[Begin AVAILABLE DATA]

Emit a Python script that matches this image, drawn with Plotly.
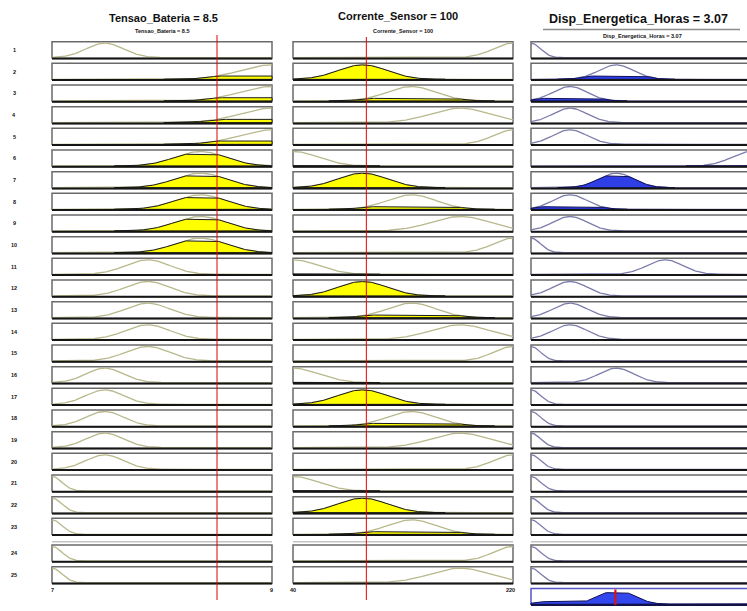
import numpy as np
import plotly.graph_objects as go

# ---------------- data ----------------
tensao_range = [7, 9]
corrente_range = [40, 220]
saida_range = [0, 8]

tensao_input = 8.5
corrente_input = 100
saida_output = 3.07

# membership function parameters (gaussian: center, sigma)
tensao_mf_centers = [7.0, 7.48, 7.87, 8.35, 9.0]
tensao_mf_sigmas = [0.09, 0.17, 0.20, 0.23, 0.29]
corrente_mf_centers = [40, 97, 137, 177, 220]
corrente_mf_sigmas = [21, 20, 20, 24, 16]
saida_mf_centers = [0.0, 1.42, 3.1, 4.87, 8.0]
saida_mf_sigmas = [0.35, 0.62, 0.63, 0.65, 0.7]

# rules (index of membership function per rule)
rule_tensao = [1, 4, 4, 4, 4, 3, 3, 3, 3, 3, 2, 2, 2, 2, 2, 1, 1, 1, 1, 1, 0, 0, 0, 0, 0]
rule_corrente = [4, 1, 2, 3, 4, 0, 1, 2, 3, 4, 0, 1, 2, 3, 4, 0, 1, 2, 3, 4, 0, 1, 2, 4, 3]
rule_saida = [0, 2, 1, 1, 1, 4, 2, 1, 1, 0, 3, 1, 1, 1, 0, 2, 0, 0, 0, 0, 0, 0, 0, 0, 0]

titles = ["Tensao_Bateria = 8.5", "Corrente_Sensor = 100", "Disp_Energetica_Horas = 3.07"]

# ---------------- layout helpers ----------------
W, H = 747, 611
col_px = [(52, 272), (293, 513), (531, 751)]
ranges = [tensao_range, corrente_range, saida_range]
PH = 16.7
n_rules = len(rule_tensao)


def row_top(i):
    return 41.7 + i * 21.667 + (5.0 if i >= 23 else 0.0)


AGG_TOP, AGG_BOT = 588.5, 605.0


def gauss(x, c, s):
    return np.exp(-((x - c) ** 2) / (2.0 * s ** 2))


def vy(v, bot, h=PH):
    return bot - (v + 0.05) / 1.15 * h


fig = go.Figure()

axis_names = ["x", "x2", "x3"]
layout_axes = {}
for k in range(3):
    p0, p1 = col_px[k]
    lo, hi = ranges[k]
    sc = (p1 - p0) / (hi - lo)
    d0 = p0 - 5
    d1 = min(p1 + 5, W)
    r0 = lo - (p0 - d0) / sc
    r1 = hi + (d1 - p1) / sc
    key = "xaxis" if k == 0 else "xaxis%d" % (k + 1)
    layout_axes[key] = dict(domain=[d0 / W, d1 / W], range=[r0, r1], visible=False,
                            anchor="y", fixedrange=True)

mf_params = [
    (tensao_mf_centers, tensao_mf_sigmas, rule_tensao),
    (corrente_mf_centers, corrente_mf_sigmas, rule_corrente),
    (saida_mf_centers, saida_mf_sigmas, rule_saida),
]
inputs = [tensao_input, corrente_input]

curve_col = ["#b8b88c", "#b8b88c", "#7c7cac"]
fill_col = ["#ffff00", "#ffff00", "#2f3fe6"]
edge_col = ["#1a1a1a", "#1a1a1a", "#10105a"]

# firing strengths
mu_t = [gauss(tensao_input, tensao_mf_centers[j], tensao_mf_sigmas[j]) for j in rule_tensao]
mu_c = [gauss(corrente_input, corrente_mf_centers[j], corrente_mf_sigmas[j]) for j in rule_corrente]
firing = [min(a, b) for a, b in zip(mu_t, mu_c)]

# panel boxes
for k in range(3):
    lo, hi = ranges[k]
    bx, by = [], []
    for i in range(n_rules):
        t = row_top(i)
        b = t + PH
        bx += [lo, lo, hi, hi, lo, None]
        by += [b, t, t, b, b, None]
    fig.add_trace(go.Scatter(x=bx, y=by, xaxis=axis_names[k], yaxis="y", mode="lines",
                             line=dict(color="#6a6a6a", width=1.5), hoverinfo="skip"))
    # separator between rules 23 and 24
    fig.add_trace(go.Scatter(x=[lo, hi], y=[541.7, 541.7], xaxis=axis_names[k], yaxis="y",
                             mode="lines", line=dict(color="#c4c4c4", width=1.5), hoverinfo="skip"))

# curves and fills
for k in range(3):
    lo, hi = ranges[k]
    centers, sigmas, rule_idx = mf_params[k]
    xs = np.linspace(lo, hi, 241)
    cx, cy = [], []
    for i in range(n_rules):
        b = row_top(i) + PH
        mf = gauss(xs, centers[rule_idx[i]], sigmas[rule_idx[i]])
        cx += list(xs) + [None]
        cy += list(vy(mf, b)) + [None]
    fig.add_trace(go.Scatter(x=cx, y=cy, xaxis=axis_names[k], yaxis="y", mode="lines",
                             line=dict(color=curve_col[k], width=1.3), hoverinfo="skip"))
    for i in range(n_rules):
        b = row_top(i) + PH
        mf = gauss(xs, centers[rule_idx[i]], sigmas[rule_idx[i]])
        if k < 2:
            level = gauss(inputs[k], centers[rule_idx[i]], sigmas[rule_idx[i]])
        else:
            level = firing[i]
        clip = np.minimum(mf, level)
        if clip.max() < 0.01:
            continue
        m = clip > 0.003
        px = xs[m]
        py = vy(clip[m], b)
        polx = list(px) + [px[-1], px[0], px[0]]
        poly = list(py) + [vy(0, b), vy(0, b), py[0]]
        fig.add_trace(go.Scatter(x=polx, y=poly, xaxis=axis_names[k], yaxis="y", mode="lines",
                                 fill="toself", fillcolor=fill_col[k],
                                 line=dict(color=edge_col[k], width=1), hoverinfo="skip"))
    # bottom edges
    bbx, bby = [], []
    for i in range(n_rules):
        b = row_top(i) + PH
        bbx += [lo, hi, None]
        bby += [b, b, None]
    fig.add_trace(go.Scatter(x=bbx, y=bby, xaxis=axis_names[k], yaxis="y", mode="lines",
                             line=dict(color="#151515", width=2), hoverinfo="skip"))

# aggregated output
lo, hi = saida_range
xs = np.linspace(lo, hi, 321)
agg = np.zeros_like(xs)
for i in range(n_rules):
    mf = gauss(xs, saida_mf_centers[rule_saida[i]], saida_mf_sigmas[rule_saida[i]])
    agg = np.maximum(agg, np.minimum(mf, firing[i]))
hA = AGG_BOT - AGG_TOP
fig.add_trace(go.Scatter(x=[lo, lo, hi, hi, lo], y=[AGG_BOT, AGG_TOP, AGG_TOP, AGG_BOT, AGG_BOT],
                         xaxis="x3", yaxis="y", mode="lines",
                         line=dict(color="#5656cc", width=1.5), hoverinfo="skip"))
ax = list(xs) + [hi, lo, lo]
ay = list(vy(agg, AGG_BOT, hA)) + [vy(0, AGG_BOT, hA), vy(0, AGG_BOT, hA), vy(agg[0], AGG_BOT, hA)]
fig.add_trace(go.Scatter(x=ax, y=ay, xaxis="x3", yaxis="y", mode="lines", fill="toself",
                         fillcolor="#3347ee", line=dict(color="#0c0c50", width=1), hoverinfo="skip"))
fig.add_trace(go.Scatter(x=[lo, hi], y=[AGG_BOT, AGG_BOT], xaxis="x3", yaxis="y", mode="lines",
                         line=dict(color="#12124a", width=2), hoverinfo="skip"))

# red input / output lines
fig.add_trace(go.Scatter(x=[tensao_input, tensao_input], y=[35, 600], xaxis="x", yaxis="y",
                         mode="lines", line=dict(color="#e60000", width=1), hoverinfo="skip"))
fig.add_trace(go.Scatter(x=[corrente_input, corrente_input], y=[37, 600], xaxis="x2", yaxis="y",
                         mode="lines", line=dict(color="#e60000", width=1), hoverinfo="skip"))
fig.add_trace(go.Scatter(x=[saida_output, saida_output], y=[AGG_TOP + 1, AGG_BOT], xaxis="x3",
                         yaxis="y", mode="lines", line=dict(color="#e01010", width=2.2),
                         hoverinfo="skip"))

# ---------------- annotations ----------------
FONT = "Liberation Sans, Arial, sans-serif"


def ann(text, px, py, size, color="#111"):
    return dict(text=text, x=px / W, y=1 - py / H, xref="paper", yref="paper",
                xanchor="center", yanchor="middle", showarrow=False,
                font=dict(family=FONT, size=size, color=color))


anns = []
anns.append(ann("<b>%s</b>" % titles[0], 163, 18, 11))
anns.append(ann("<b>%s</b>" % titles[1], 398, 16, 11))
anns.append(ann("<b>%s</b>" % titles[2], 638, 19, 12.5))
anns.append(ann("<b>%s</b>" % titles[0], 162, 31, 5.5))
anns.append(ann("<b>%s</b>" % titles[1], 403, 31, 5.5))
anns.append(ann("<b>%s</b>" % titles[2], 642, 36, 5.5))
for i in range(n_rules):
    anns.append(ann("<b>%d</b>" % (i + 1), 14, row_top(i) + PH / 2, 5.5))
anns.append(ann("<b>%g</b>" % tensao_range[0], 52, 590, 5.5))
anns.append(ann("<b>%g</b>" % tensao_range[1], 271, 590, 5.5))
anns.append(ann("<b>%g</b>" % corrente_range[0], 293, 590, 5.5))
anns.append(ann("<b>%g</b>" % corrente_range[1], 510, 590, 5.5))

shapes = [dict(type="line", xref="paper", yref="paper", x0=543 / W, x1=740 / W,
               y0=1 - 29.5 / H, y1=1 - 29.5 / H, line=dict(color="#8c8c8c", width=1.5))]

fig.update_layout(
    width=W, height=H, margin=dict(l=0, r=0, t=0, b=0),
    paper_bgcolor="white", plot_bgcolor="white", showlegend=False,
    yaxis=dict(domain=[0, 1], range=[H, 0], visible=False, anchor="x", fixedrange=True),
    annotations=anns, shapes=shapes,
    **layout_axes,
)

fig.write_html("out.html", config={"displayModeBar": False})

[End AVAILABLE DATA]

• WRITTEN TASK:
Transcribe the opening line of the listing above, please, and every line after it through the line with "saida_range = [0, 8]", word for word, without pictures.

• REPLY:
Emit a Python script that matches this image, drawn with Plotly.
import numpy as np
import plotly.graph_objects as go

# ---------------- data ----------------
tensao_range = [7, 9]
corrente_range = [40, 220]
saida_range = [0, 8]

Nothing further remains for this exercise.